Making sure products are packaged correctly to arrive with the customer in pristine fashion is another thing too many eCommerce businesses are still failing to achieve. In fact, receiving damaged goods probably represents the ultimate disappointment – it’s failing at the final stage and usually leaves an indelible impression. There are perfectly good packaging supplies companies also selling online who can offer the right kind of postal protective packaging for just about any kind of product (and usually get it delivered it to you next working day!).
The only reason given by people for abandoning a cart anywhere near as often as high shipping charges is that they’re simply not ready to make that purchase. As we’ve already discussed, you not being physically there to close the sale can be a significant handicap under such circumstances, but there are things you can do to make it easier to buy should your customer return.

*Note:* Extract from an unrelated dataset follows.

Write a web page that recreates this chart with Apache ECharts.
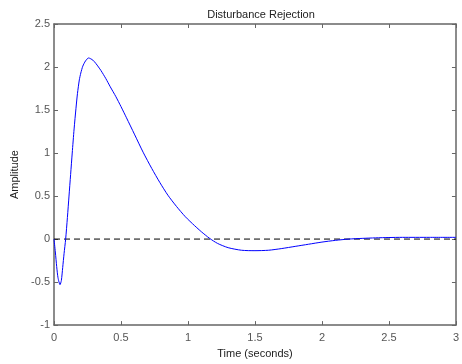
<!DOCTYPE html>
<html><head><meta charset="utf-8">
<script src="https://cdn.jsdelivr.net/npm/echarts@6/dist/echarts.min.js"></script>
<style>html,body{margin:0;padding:0;background:#fff}#c{width:462px;height:364px}</style>
</head><body><div id="c"></div>
<script>
var title = "Disturbance Rejection";
var xName = "Time (seconds)";
var yName = "Amplitude";
var xTicks = [0, 0.5, 1, 1.5, 2, 2.5, 3];
var yTicks = [-1, -0.5, 0, 0.5, 1, 1.5, 2, 2.5];
var timeVals = [0,0.01,0.02,0.03,0.045,0.055,0.065,0.075,0.087,0.1,0.112,0.124,0.136,0.15,0.164,0.175,0.189,0.2,0.215,0.235,0.258,0.29,0.313,0.35,0.387,0.42,0.462,0.5,0.541,0.6,0.665,0.73,0.789,0.85,0.914,0.98,1.05,1.1,1.16,1.22,1.3,1.4,1.5,1.6,1.7,1.8,1.9,2.0,2.1,2.2,2.3,2.4,2.5,2.6,2.8,3.0];
var ampVals = [0,-0.15,-0.32,-0.45,-0.53,-0.48,-0.33,-0.17,0,0.25,0.5,0.75,1.0,1.28,1.52,1.69,1.85,1.93,2.01,2.07,2.105,2.08,2.04,1.96,1.865,1.77,1.655,1.54,1.41,1.22,1.01,0.82,0.66,0.51,0.38,0.26,0.155,0.085,0.01,-0.05,-0.1,-0.13,-0.135,-0.13,-0.11,-0.085,-0.06,-0.035,-0.015,0,0.008,0.014,0.018,0.02,0.02,0.02];
var refX = [0, 3];
var refY = [0, 0];

var mainData = timeVals.map(function(t,i){return [t, ampVals[i]];});
var refData = refX.map(function(t,i){return [t, refY[i]];});
var font = 'Liberation Sans, Arial, sans-serif';
var axisCol = '#666';
function xAxis(show, pos){
  return {type:'value', min:0, max:3, interval:0.5, position:pos,
    axisLine:{show:true, onZero:false, lineStyle:{color:axisCol, width:1.5}},
    axisTick:{show:true, inside:true, length:4, lineStyle:{color:axisCol}},
    axisLabel:{show:show, color:'#555', fontFamily:font, fontSize:11, margin:7},
    splitLine:{show:false},
    name: show ? xName : '', nameLocation:'middle', nameGap:22,
    nameTextStyle:{color:'#222', fontFamily:font, fontSize:11}};
}
function yAxis(show, pos){
  return {type:'value', min:-1, max:2.5, interval:0.5, position:pos,
    axisLine:{show:true, onZero:false, lineStyle:{color:axisCol, width:1.5}},
    axisTick:{show:true, inside:true, length:4, lineStyle:{color:axisCol}},
    axisLabel:{show:show, color:'#555', fontFamily:font, fontSize:11, margin:4},
    splitLine:{show:false},
    name: show ? yName : '', nameLocation:'middle', nameGap:33,
    nameTextStyle:{color:'#222', fontFamily:font, fontSize:11}};
}
var chart = echarts.init(document.getElementById('c'), null, {renderer:'canvas'});
chart.setOption({
  animation:false,
  backgroundColor:'#fff',
  title:{text:title, left:256, top:4, textAlign:'center',
    textStyle:{color:'#222', fontFamily:font, fontSize:11, fontWeight:'normal'}},
  grid:{left:54, right:5, top:24, bottom:33},
  xAxis:[xAxis(true,'bottom'), xAxis(false,'top')],
  yAxis:[yAxis(true,'left'), yAxis(false,'right')],
  series:[
    {type:'line', data:refData, showSymbol:false, symbol:'none',
     lineStyle:{color:'#000', width:1, type:[6,4]}},
    {type:'line', data:mainData, showSymbol:false, symbol:'none', smooth:0.25,
     lineStyle:{color:'#0000ff', width:1}}
  ]
});
</script></body></html>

If you use Amazon, you may make use of their fantastic ‘wishlist’ feature. It’s a place you can keep all those things you’d like people to buy you for your birthday or Christmas. Mine’s full of cd’s, dvd’s, books and presents for my cats!
But I also have a second list, not open to anyone else, which I use as a sort of ‘holding pen’. There I put those things I’ve come across that I think I might want, but not immediately. It might be that I can’t afford them yet, that I want to check to see if I can find a better deal elsewhere, or even that buying them seems like a good idea at the time but that I need longer to think about it. Putting them in my private wishlist means I can quickly find them without having to search for them or rely on Amazon recommending them to me again.
Having such a feature doesn’t just make it easier for your customer to come back and shop later. It also gives you an opportunity to send targeted emails, reminding them that they’re there, with suggestions of associated or alternative products.